Appellant's evidence on this issue consisted of the expert testimony of Asaad N. *793 Masoud, a doctor of pharmacognosy. The record discloses that Dr. Masoud did not analyze the capsules at issue and he did not offer an opinion as to what the capsules contain. The substance of Dr. Masoud's testimony was that there are more reliable tests for drug identification than those used by Southcombe and that the tests which Southcombe did perform were not conducted in accordance with professional standards. When asked whether the results of Southcombe's tests were incorrect, Dr. Masoud answered: "I don't like your word `incorrect.' There has been precautions that could have been done that hasn't been done for more reliable results, but I didn't say incorrect, no."

This court is not persuaded by appellant's argument. As indicated above, appellant's evidence did not contradict Southcombe's opinion that the capsules contain a controlled substance, i.e. amobarbital and secobarbital.

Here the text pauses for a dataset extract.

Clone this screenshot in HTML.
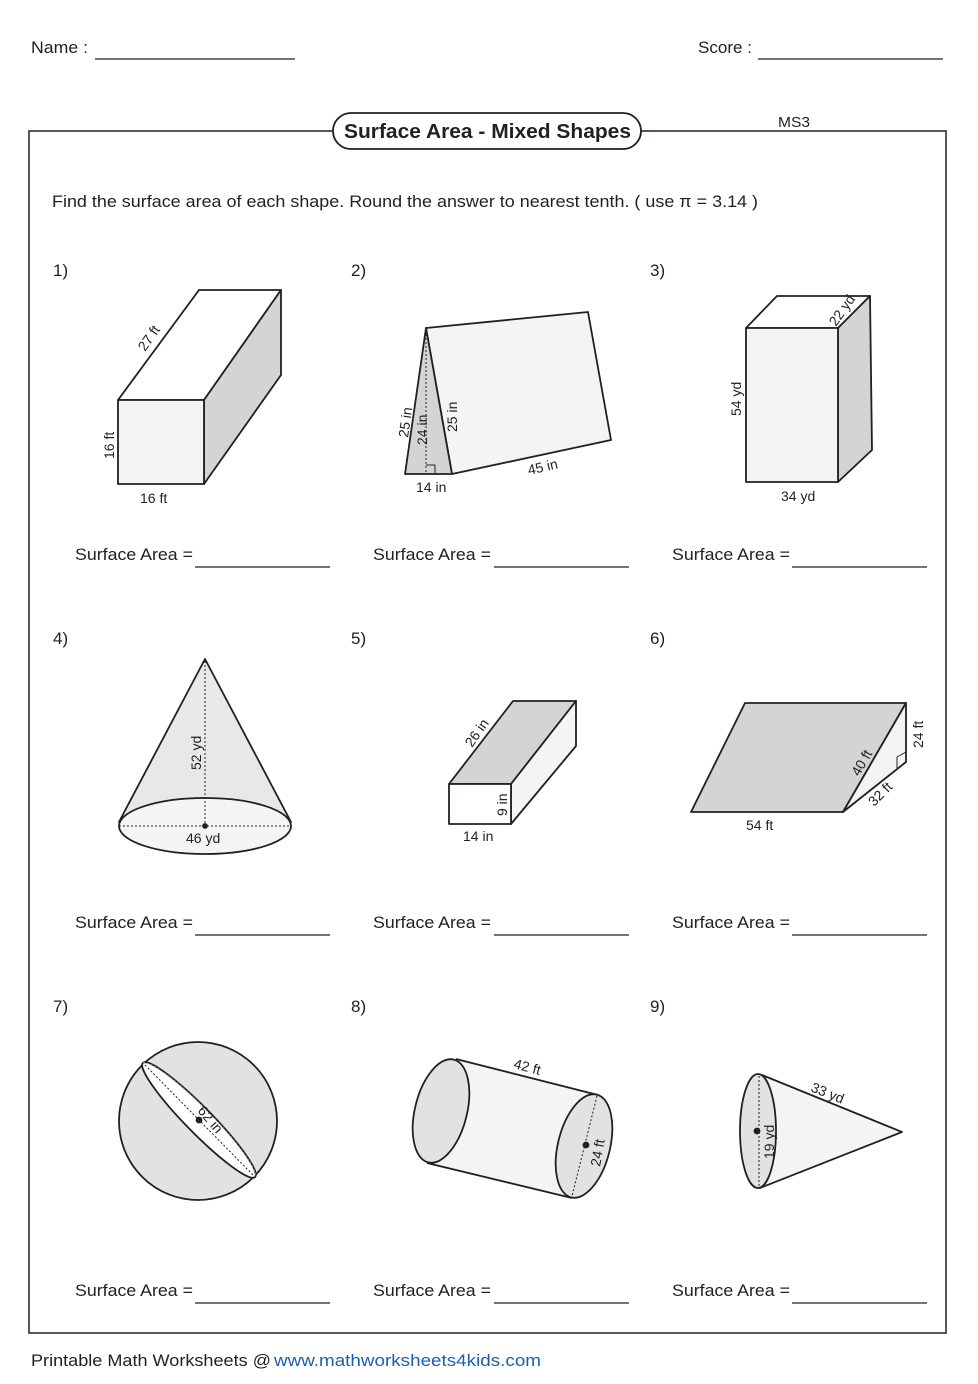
<!DOCTYPE html>
<html><head><meta charset="utf-8"><style>
html,body{margin:0;padding:0;background:#fff}
svg{display:block}
text{font-family:"Liberation Sans",sans-serif;fill:#231f20}
</style></head><body>
<svg width="978" height="1384" viewBox="0 0 978 1384" xmlns="http://www.w3.org/2000/svg">
<g font-size="17">
<text x="31" y="53" textLength="57" lengthAdjust="spacingAndGlyphs">Name :</text>
<line x1="95" y1="59" x2="295" y2="59" stroke="#231f20" stroke-width="1.3"/>
<text x="698" y="53" textLength="54" lengthAdjust="spacingAndGlyphs">Score :</text>
<line x1="758" y1="59" x2="943" y2="59" stroke="#231f20" stroke-width="1.3"/>
</g>
<rect x="29" y="131" width="917" height="1202" fill="none" stroke="#231f20" stroke-width="1.5"/>
<rect x="333" y="113" width="308" height="36" rx="18" fill="#fff" stroke="#231f20" stroke-width="1.8"/>
<text x="344" y="138" font-size="20" font-weight="bold" textLength="287" lengthAdjust="spacingAndGlyphs">Surface Area - Mixed Shapes</text>
<text x="778" y="127" font-size="15" textLength="32" lengthAdjust="spacingAndGlyphs">MS3</text>
<text x="52" y="207" font-size="17" textLength="706" lengthAdjust="spacingAndGlyphs">Find the surface area of each shape. Round the answer to nearest tenth. ( use π = 3.14 )</text>

<g font-size="17">
<text x="53" y="276">1)</text><text x="351" y="276">2)</text><text x="650" y="276">3)</text>
<text x="53" y="644">4)</text><text x="351" y="644">5)</text><text x="650" y="644">6)</text>
<text x="53" y="1012">7)</text><text x="351" y="1012">8)</text><text x="650" y="1012">9)</text>
</g>
<g font-size="17" stroke="#231f20" stroke-width="1.3">
<text x="75" y="560" stroke="none" textLength="118" lengthAdjust="spacingAndGlyphs">Surface Area =</text><line x1="195" y1="567" x2="330" y2="567"/>
<text x="373" y="560" stroke="none" textLength="118" lengthAdjust="spacingAndGlyphs">Surface Area =</text><line x1="494" y1="567" x2="629" y2="567"/>
<text x="672" y="560" stroke="none" textLength="118" lengthAdjust="spacingAndGlyphs">Surface Area =</text><line x1="792" y1="567" x2="927" y2="567"/>
<text x="75" y="928" stroke="none" textLength="118" lengthAdjust="spacingAndGlyphs">Surface Area =</text><line x1="195" y1="935" x2="330" y2="935"/>
<text x="373" y="928" stroke="none" textLength="118" lengthAdjust="spacingAndGlyphs">Surface Area =</text><line x1="494" y1="935" x2="629" y2="935"/>
<text x="672" y="928" stroke="none" textLength="118" lengthAdjust="spacingAndGlyphs">Surface Area =</text><line x1="792" y1="935" x2="927" y2="935"/>
<text x="75" y="1296" stroke="none" textLength="118" lengthAdjust="spacingAndGlyphs">Surface Area =</text><line x1="195" y1="1303" x2="330" y2="1303"/>
<text x="373" y="1296" stroke="none" textLength="118" lengthAdjust="spacingAndGlyphs">Surface Area =</text><line x1="494" y1="1303" x2="629" y2="1303"/>
<text x="672" y="1296" stroke="none" textLength="118" lengthAdjust="spacingAndGlyphs">Surface Area =</text><line x1="792" y1="1303" x2="927" y2="1303"/>
</g>

<g stroke="#231f20" stroke-width="1.8" stroke-linejoin="round">
<!-- 1 -->
<polygon points="118,400 199,290 281,290 204,400" fill="#fff"/>
<polygon points="204,400 281,290 281,375 204,484" fill="#d4d4d6"/>
<rect x="118" y="400" width="86" height="84" fill="#f4f4f5"/>
<!-- 2 -->
<polygon points="426,328 588,312 611,440 452,474" fill="#f4f4f5"/>
<polygon points="426,328 405,474 452,474" fill="#d4d4d6"/>
<line x1="426" y1="330" x2="426" y2="474" stroke-width="1" stroke-dasharray="2,2"/>
<polyline points="426,465 435,465 435,474" fill="none" stroke-width="1"/>
<!-- 3 -->
<polygon points="746,328 777,296 870,296 838,328" fill="#fff"/>
<polygon points="838,328 870,296 872,450 838,482" fill="#d4d4d6"/>
<rect x="746" y="328" width="92" height="154" fill="#f4f4f5"/>
<!-- 4 -->
<polygon points="205,659 119,822 291,822" fill="#e8e8ea"/>
<ellipse cx="205" cy="826" rx="86" ry="28" fill="#f4f4f5"/>
<line x1="205" y1="661" x2="205" y2="826" stroke-width="1" stroke-dasharray="2,2"/>
<line x1="119" y1="826" x2="291" y2="826" stroke-width="1" stroke-dasharray="2,2"/>
<circle cx="205" cy="826" r="2" fill="#231f20"/>
<!-- 5 -->
<polygon points="449,784 513,701 576,701 511,784" fill="#d4d4d6"/>
<polygon points="511,784 576,701 576,746 511,824" fill="#f4f4f5"/>
<rect x="449" y="784" width="62" height="40" fill="#fff"/>
<!-- 6 -->
<polygon points="691,812 745,703 906,703 843,812" fill="#d4d4d6"/>
<polygon points="843,812 906,703 906,762" fill="#f4f4f5"/>
<polyline points="897,768 897,757 906,752" fill="none" stroke-width="1"/>
<!-- 7 -->
<circle cx="198" cy="1121" r="79" fill="#e2e2e4"/>
<ellipse cx="199" cy="1120" rx="80" ry="13" transform="rotate(45.5 199 1120)" fill="#fff"/>
<path d="M143,1063 A80,13 45.5 0 1 255,1177" fill="none" stroke="#888" stroke-width="1" stroke-dasharray="2,2"/>
<line x1="145" y1="1065" x2="253" y2="1175" stroke-width="1" stroke-dasharray="2,2"/>
<circle cx="199" cy="1120" r="2.5" fill="#231f20"/>
<!-- 8 -->
<polygon points="456,1059 598,1095 572,1198 427,1163" fill="#f4f4f5" stroke="none"/>
<line x1="456" y1="1059" x2="598" y2="1095"/>
<line x1="427" y1="1163" x2="572" y2="1198"/>
<ellipse cx="441" cy="1111" rx="26" ry="53" transform="rotate(14 441 1111)" fill="#e2e2e4"/>
<ellipse cx="584" cy="1146" rx="26" ry="53" transform="rotate(14 584 1146)" fill="#e2e2e4"/>
<line x1="597" y1="1096" x2="572" y2="1196" stroke-width="1" stroke-dasharray="2,2"/>
<circle cx="586" cy="1145" r="2.5" fill="#231f20"/>
<!-- 9 -->
<polygon points="762,1075 902,1132 760,1188" fill="#f4f4f5"/>
<ellipse cx="758" cy="1131" rx="18" ry="57" fill="#e2e2e4"/>
<line x1="759" y1="1076" x2="759" y2="1186" stroke-width="1" stroke-dasharray="2,2"/>
<circle cx="757" cy="1131" r="2.5" fill="#231f20"/>
</g>

<g font-size="14">
<text x="0" y="0" transform="translate(145,352) rotate(-55)">27 ft</text>
<text x="0" y="0" transform="translate(114,459) rotate(-90)">16 ft</text>
<text x="140" y="503">16 ft</text>
<text x="0" y="0" transform="translate(408,438) rotate(-82)">25 in</text>
<text x="0" y="0" transform="translate(427,445) rotate(-90)">24 in</text>
<text x="0" y="0" transform="translate(457,432) rotate(-90)">25 in</text>
<text x="416" y="492">14 in</text>
<text x="0" y="0" transform="translate(529,475) rotate(-13)">45 in</text>
<text x="0" y="0" transform="translate(836,327) rotate(-55)">22 yd</text>
<text x="0" y="0" transform="translate(741,416) rotate(-90)">54 yd</text>
<text x="781" y="501">34 yd</text>
<text x="0" y="0" transform="translate(201,770) rotate(-90)">52 yd</text>
<text x="186" y="843">46 yd</text>
<text x="0" y="0" transform="translate(472,748) rotate(-55)">26 in</text>
<text x="0" y="0" transform="translate(507,816) rotate(-90)">9 in</text>
<text x="463" y="841">14 in</text>
<text x="0" y="0" transform="translate(859,777) rotate(-60)">40 ft</text>
<text x="0" y="0" transform="translate(923,748) rotate(-90)">24 ft</text>
<text x="0" y="0" transform="translate(874,807) rotate(-45)">32 ft</text>
<text x="746" y="830">54 ft</text>
<text x="0" y="0" transform="translate(197,1111) rotate(50)">62 in</text>
<text x="0" y="0" transform="translate(513,1068) rotate(15)">42 ft</text>
<text x="0" y="0" transform="translate(600,1167) rotate(-80)">24 ft</text>
<text x="0" y="0" transform="translate(810,1091) rotate(22)">33 yd</text>
<text x="0" y="0" transform="translate(774,1159) rotate(-90)">19 yd</text>
</g>

<text x="31" y="1366" font-size="17" textLength="240" lengthAdjust="spacingAndGlyphs">Printable Math Worksheets @</text>
<text x="274" y="1366" font-size="17" style="fill:#1b5fae" textLength="267" lengthAdjust="spacingAndGlyphs">www.mathworksheets4kids.com</text>
</svg>
</body></html>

Instead, appellant attempted to discredit Southcombe's opinion by introducing expert testimony which challenged the reliability of the testing procedures Southcombe used. Such a challenge goes only to the weight to be afforded Southcombe's testimony. Stroscheim v. Shay, 63 Idaho 360, 120 P.2d 267 (1941); State v. Olivas, 77 Ariz. 118, 267 P.2d 893 (1954); People v. Bobczyk, 343 Ill. App. 504, 99 N.E.2d 567 (Ill. App. 1951). The credibility of witnesses and the weight to be accorded their testimony is for the jury. Where there is competent though conflicting evidence to sustain the verdict, this court cannot reweigh that evidence or disturb the verdict. State v. Froelich, 96 Idaho 685, 535 P.2d 658 (1975); State v. Lewis, 96 Idaho 743, 536 P.2d 738 (1975); State v. Brown, 94 Idaho 352, 487 P.2d 946 (1971). In the instant case the jury was at liberty to believe Southcombe's testimony or reject it as unreliable. By convicting appellant of the unlawful possession of a controlled substance, the jury apparently chose to accept Southcombe's opinion that the capsules at issue contain amobarbital and secobarbital. Southcombe's testimony furnished competent and sufficient evidence to support such a finding. We therefore conclude that the record contains sufficient evidence to sustain the jury's verdict of guilty.

Appellant's final assignment of error concerns alleged juror misconduct. Appellant argues that this court should reverse his conviction because a member of the jury considered testimony from a prior trial at which Pamela Southcombe, the State's expert witness, testified. Appellant's only evidence of this alleged misconduct consists of statements allegedly made to Linda M. Sherwood, defense counsel's legal assistant, by a member of the jury. The alleged statements were set forth in an exhibit which purports to be an affidavit prepared for the signature of the juror. However, according to an affidavit by Linda Sherwood, the juror "declined to sign" the affidavit. Such a showing is not a sufficient offer of proof and the district court properly refused to receive this evidence. It is our opinion that appellant's argument to the contrary is without merit.

Judgment of conviction affirmed.

DONALDSON, C.J., and SHEPARD, BAKES and BISTLINE, JJ., concur.

BAKES, Justice, concurring specially:

In view of the decision of this Court in the prior case, State v. Kellogg, 98 Idaho 541, 568 P.2d 514 (1977), the Court is correct today in affirming the judgment of conviction.

NOTES

[1] Codified in Idaho as I.C. § 37-2744.